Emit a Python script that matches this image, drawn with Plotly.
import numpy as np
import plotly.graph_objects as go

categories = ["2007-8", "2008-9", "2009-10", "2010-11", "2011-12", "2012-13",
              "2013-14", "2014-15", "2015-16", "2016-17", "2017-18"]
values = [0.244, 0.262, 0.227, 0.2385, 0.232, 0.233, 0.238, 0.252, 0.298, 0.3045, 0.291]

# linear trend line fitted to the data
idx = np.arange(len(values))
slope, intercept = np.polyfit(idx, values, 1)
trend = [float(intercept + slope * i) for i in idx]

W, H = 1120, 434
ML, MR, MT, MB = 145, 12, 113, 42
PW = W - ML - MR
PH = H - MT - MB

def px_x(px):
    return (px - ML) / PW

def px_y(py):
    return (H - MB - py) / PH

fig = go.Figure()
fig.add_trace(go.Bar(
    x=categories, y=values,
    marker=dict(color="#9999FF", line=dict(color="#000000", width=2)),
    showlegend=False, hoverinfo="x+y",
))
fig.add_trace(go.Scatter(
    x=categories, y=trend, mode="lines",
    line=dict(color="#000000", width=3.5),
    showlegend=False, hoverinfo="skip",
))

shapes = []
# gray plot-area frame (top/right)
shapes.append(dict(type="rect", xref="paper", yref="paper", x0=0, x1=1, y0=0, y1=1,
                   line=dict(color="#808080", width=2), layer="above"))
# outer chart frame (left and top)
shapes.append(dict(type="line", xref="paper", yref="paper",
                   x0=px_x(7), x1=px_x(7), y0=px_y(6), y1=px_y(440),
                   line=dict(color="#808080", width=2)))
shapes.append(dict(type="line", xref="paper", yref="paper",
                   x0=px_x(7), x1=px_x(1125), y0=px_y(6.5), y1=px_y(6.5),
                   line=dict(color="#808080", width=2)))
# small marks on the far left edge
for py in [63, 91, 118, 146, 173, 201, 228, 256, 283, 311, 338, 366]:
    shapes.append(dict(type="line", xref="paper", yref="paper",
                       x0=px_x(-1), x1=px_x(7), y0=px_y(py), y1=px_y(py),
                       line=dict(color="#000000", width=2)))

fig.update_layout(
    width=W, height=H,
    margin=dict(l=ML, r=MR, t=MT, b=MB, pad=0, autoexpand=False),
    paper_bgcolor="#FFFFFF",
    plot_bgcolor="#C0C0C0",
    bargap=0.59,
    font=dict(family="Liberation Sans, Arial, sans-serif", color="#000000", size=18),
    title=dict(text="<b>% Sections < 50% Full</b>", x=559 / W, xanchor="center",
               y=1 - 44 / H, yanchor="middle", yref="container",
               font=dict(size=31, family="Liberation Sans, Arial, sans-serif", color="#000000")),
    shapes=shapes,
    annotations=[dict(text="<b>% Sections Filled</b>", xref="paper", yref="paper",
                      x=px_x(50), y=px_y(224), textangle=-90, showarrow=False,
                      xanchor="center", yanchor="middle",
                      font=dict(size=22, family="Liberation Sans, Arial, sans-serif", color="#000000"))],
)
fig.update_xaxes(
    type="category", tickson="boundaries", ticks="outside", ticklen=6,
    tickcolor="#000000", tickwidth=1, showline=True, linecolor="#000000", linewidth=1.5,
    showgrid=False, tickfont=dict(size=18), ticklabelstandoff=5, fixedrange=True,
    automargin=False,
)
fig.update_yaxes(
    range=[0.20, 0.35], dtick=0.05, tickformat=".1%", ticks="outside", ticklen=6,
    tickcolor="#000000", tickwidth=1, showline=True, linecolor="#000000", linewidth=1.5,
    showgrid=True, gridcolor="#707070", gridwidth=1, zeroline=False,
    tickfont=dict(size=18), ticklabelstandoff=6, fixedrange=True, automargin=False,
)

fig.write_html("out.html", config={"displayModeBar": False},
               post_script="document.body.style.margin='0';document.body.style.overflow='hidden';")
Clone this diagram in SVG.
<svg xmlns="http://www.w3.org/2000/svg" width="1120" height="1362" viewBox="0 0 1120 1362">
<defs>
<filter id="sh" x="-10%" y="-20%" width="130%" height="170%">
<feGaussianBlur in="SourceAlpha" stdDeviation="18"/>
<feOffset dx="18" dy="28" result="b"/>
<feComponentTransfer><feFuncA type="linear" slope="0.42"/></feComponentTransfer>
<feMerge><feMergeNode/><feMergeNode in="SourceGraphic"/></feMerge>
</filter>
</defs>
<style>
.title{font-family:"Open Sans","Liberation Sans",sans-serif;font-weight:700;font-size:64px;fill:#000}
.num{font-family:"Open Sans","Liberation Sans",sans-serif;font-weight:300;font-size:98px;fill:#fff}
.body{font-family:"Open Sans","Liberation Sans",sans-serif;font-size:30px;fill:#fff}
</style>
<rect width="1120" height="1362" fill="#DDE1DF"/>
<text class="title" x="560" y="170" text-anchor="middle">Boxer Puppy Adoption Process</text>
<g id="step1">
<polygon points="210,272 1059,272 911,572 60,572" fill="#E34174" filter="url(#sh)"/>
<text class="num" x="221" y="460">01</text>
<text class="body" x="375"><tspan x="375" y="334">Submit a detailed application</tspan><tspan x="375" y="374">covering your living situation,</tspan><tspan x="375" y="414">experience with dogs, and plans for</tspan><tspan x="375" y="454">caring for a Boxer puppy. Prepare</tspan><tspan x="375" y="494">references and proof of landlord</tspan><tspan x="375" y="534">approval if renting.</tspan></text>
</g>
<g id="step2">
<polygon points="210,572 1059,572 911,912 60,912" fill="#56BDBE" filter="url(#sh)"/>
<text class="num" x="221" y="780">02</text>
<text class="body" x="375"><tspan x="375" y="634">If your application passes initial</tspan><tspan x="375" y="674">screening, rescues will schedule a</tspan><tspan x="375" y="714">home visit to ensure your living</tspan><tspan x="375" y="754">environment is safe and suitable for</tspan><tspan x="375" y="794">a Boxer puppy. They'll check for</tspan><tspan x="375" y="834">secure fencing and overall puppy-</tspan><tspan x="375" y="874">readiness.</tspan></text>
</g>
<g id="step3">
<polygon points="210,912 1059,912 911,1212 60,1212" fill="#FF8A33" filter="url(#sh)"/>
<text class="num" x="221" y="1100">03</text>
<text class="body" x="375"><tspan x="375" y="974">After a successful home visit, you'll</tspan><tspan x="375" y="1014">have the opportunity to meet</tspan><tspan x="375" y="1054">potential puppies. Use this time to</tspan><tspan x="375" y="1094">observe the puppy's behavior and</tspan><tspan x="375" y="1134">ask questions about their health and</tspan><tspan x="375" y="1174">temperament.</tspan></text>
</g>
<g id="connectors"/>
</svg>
※ ※ ※
> [OBJECTIVE] Starting at the first line of the listing, retype every line up to and including the one with "trend = [float(intercept".

> [EXERCISE RESULT]
Emit a Python script that matches this image, drawn with Plotly.
import numpy as np
import plotly.graph_objects as go

categories = ["2007-8", "2008-9", "2009-10", "2010-11", "2011-12", "2012-13",
              "2013-14", "2014-15", "2015-16", "2016-17", "2017-18"]
values = [0.244, 0.262, 0.227, 0.2385, 0.232, 0.233, 0.238, 0.252, 0.298, 0.3045, 0.291]

# linear trend line fitted to the data
idx = np.arange(len(values))
slope, intercept = np.polyfit(idx, values, 1)
trend = [float(intercept + slope * i) for i in idx]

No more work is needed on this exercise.